Projects

Some cool projects I'm working/worked on.

> yafDB (C++, Rust)

(in-progress) Currently implementing a concurrent write-optimized NoSQL storage engine based on modern LSM tree designs from academic literature.

> ChickadeeOS (C++, x86-64, RISC-V)

(in-progress) ChickadeeOS is a multicore x86-64 operating system that supports kernel task suspension and scheduling, standard POSIX system calls, virtual memory, multithreading, and various process synchronization primitives (wait queues, spinlocks, futexes). Currently working on porting Chickadee to 64-bit RISC-V while also adding other various kernel features, such as buddy allocation and slab allocation, per-process concurrency and true blocking, a VFS layer, an extent-based filesystem with buffer caching, user-level multithreading, and futex support.

> Aviary (Go, MongoDB, Docker)

Aviary is a research project on serverless computing, serving as a proof-of-concept DBMS-managed serverless framework and runtime environment that allows users to easily execute MapReduce workloads on a sharded MongoDB database set up over multiple Docker containers.

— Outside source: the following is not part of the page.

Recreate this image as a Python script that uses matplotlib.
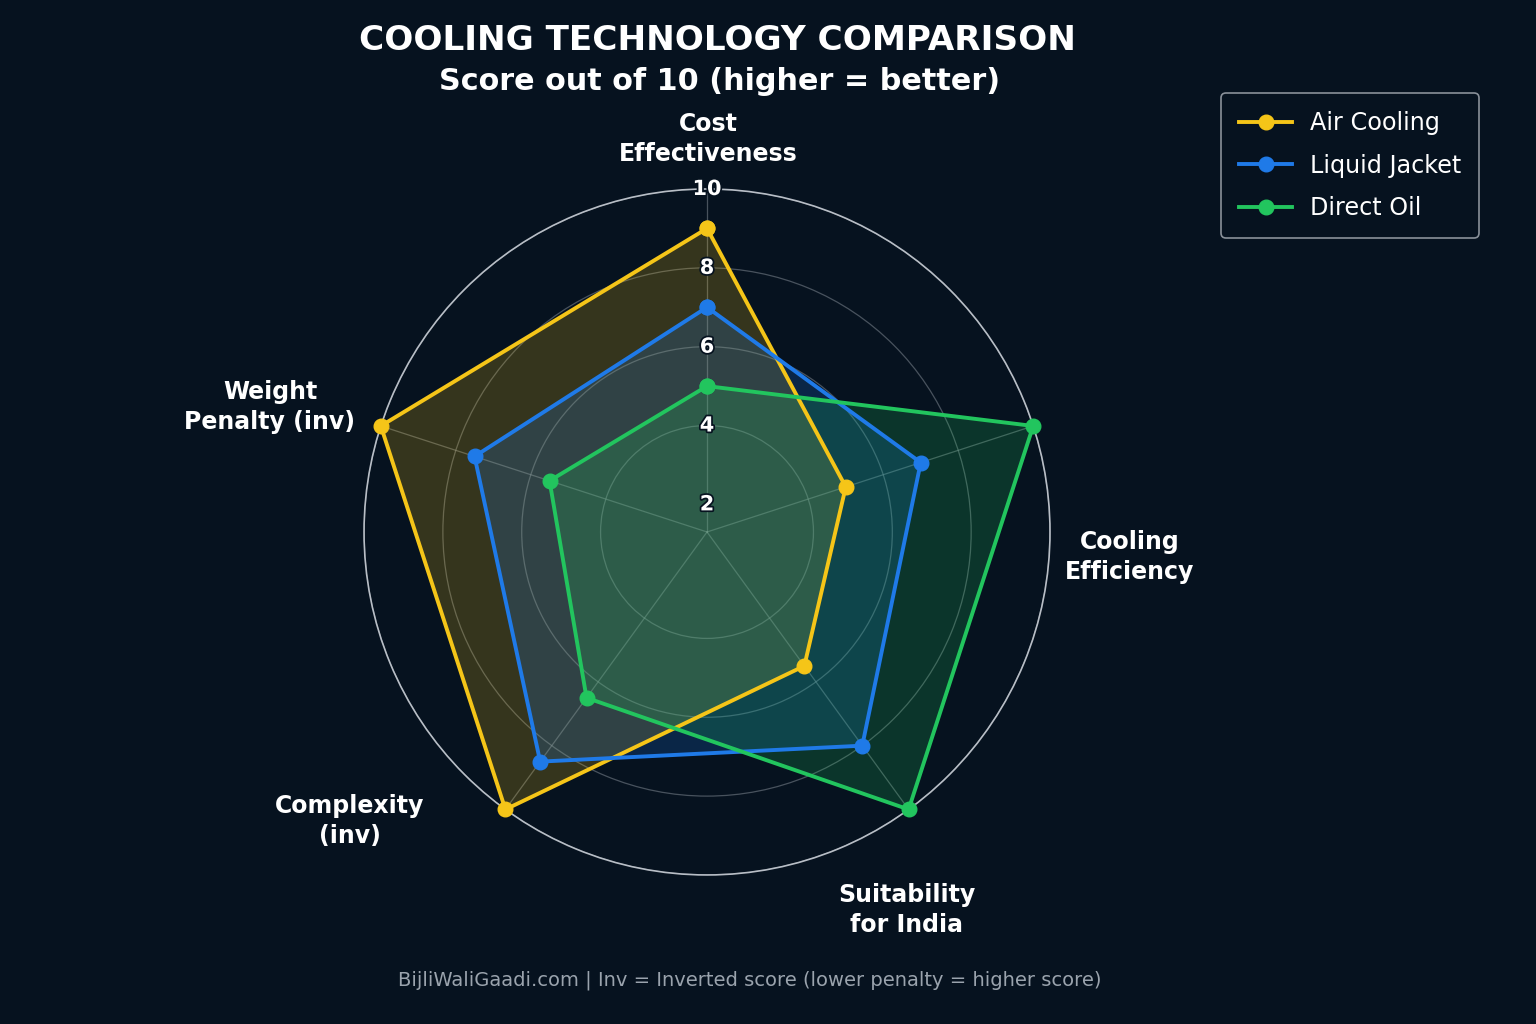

Users can define arbitrary MAP and REDUCE functions in Go, which is then compiled into a Go plugin and saved by Aviary. Initial results showed up to a 11.3x latency improvement using Aviary as opposed to naively using a distributed file system like GridFS.

> ShardKV (Go)

ShardKV is a distributed fault-tolerant key-value store with linearizable semantics that shards its data for greater horizontal scalability. Implemented Raft, a replicated state machine protocol (leader election, state snapshotting, log compaction, fast-backup RPC optimizations), for maintaining consistent state in the configuration manager and replication groups, as well as server-side message deduplication and shard migration in a simulated unreliable network.

> Leiserchess AI Bot (C)

Worked in a team of four to performance engineer a UCI-compliant engine for Leiserchess, a board game similar to Khet and Laser Chess. Implemented and experimented with various optimizations across the board, such as utilizing bit hacks for game state representation, computing optimal opening book moves, using speculative parallelism via YBWC and Lazy SMP algorithms, multithreading using a thread pool, and writing lock-free implementations of concurrent data structures, resulting in a search speed of millions of NPS.

> Oat Compiler (OCaml)

Implemented a compiler in OCaml for Oat, a C-like statically-typed imperative language with basic primitive types, top-level, mutually-recursive functions and global variables, structs and function pointers, and null-pointer safety. Programmed the compiler backend that takes LLVM IR to x86lite assembly and the compiler frontend that lexes and parses Oat programs to synthesize LLVM IR. Additional features include compiler typechecking and compile-time optimizations such as dataflow analysis, alias analysis, dead code elimination, and constant propagation.

> miniDB (C)

miniDB is an column-oriented NoSQL database that efficiently handles millions of tuples per column, supporting selects, fetches, joins, loads, and multiple aggregation types. Also implemented the parser, query optimizer, and primary/secondary indexes using B-trees, zone maps, hash joins, and multithreaded shared scans using a pthreads-based task queue. Used Linux perf and cachegrind to analyze performance bottlenecks and hotspots. Optimizations involved minimizing data movement and writing cache-conscious data structures amenable for SIMD vectorization.

> xv6 labs (C)

Completed all of MIT's 6.1810 OS labs, which involved implementing COW fork, user-level multithreading, a network driver for the E1000, improving buffer cache performance, adding large files and symlinks to the file system, and writing mmap/munmap system calls.

> N-Body Simulation (C++, Python)

Programmed a fast N-body simulation from scratch, simulating the gravitational force interactions between planetary bodies over thousands of time-step iterations using the all-pairs algorithm and the Barnes-Hut algorithm with a point-region quad-tree. Used OpenMPI, OpenMP, and SIMD intrinsics to improve simulation runtime, achieving a 20.7x speedup for the all-pairs algorithm and a 12.3x speedup for the Barnes-Hut algorithm in comparison to their sequential baselines. Visualizations were generated with simple Python scripts.

> CS61CPU (RISC-V, Logisim)

Designed and implemented a 2-stage pipelined RISC-V CPU that can execute a majority of RV32 ISA instructions.

> Gitlet (Java)

Designed and implemented a local version-control system that mimics the basic features of git, featuring init, add, commit, rm, log, branch, status, checkout, reset, and merge commands. Used Java serialization and SHA-1 hashing to compress and preserve user-inputted data, files, and states of gitlet objects.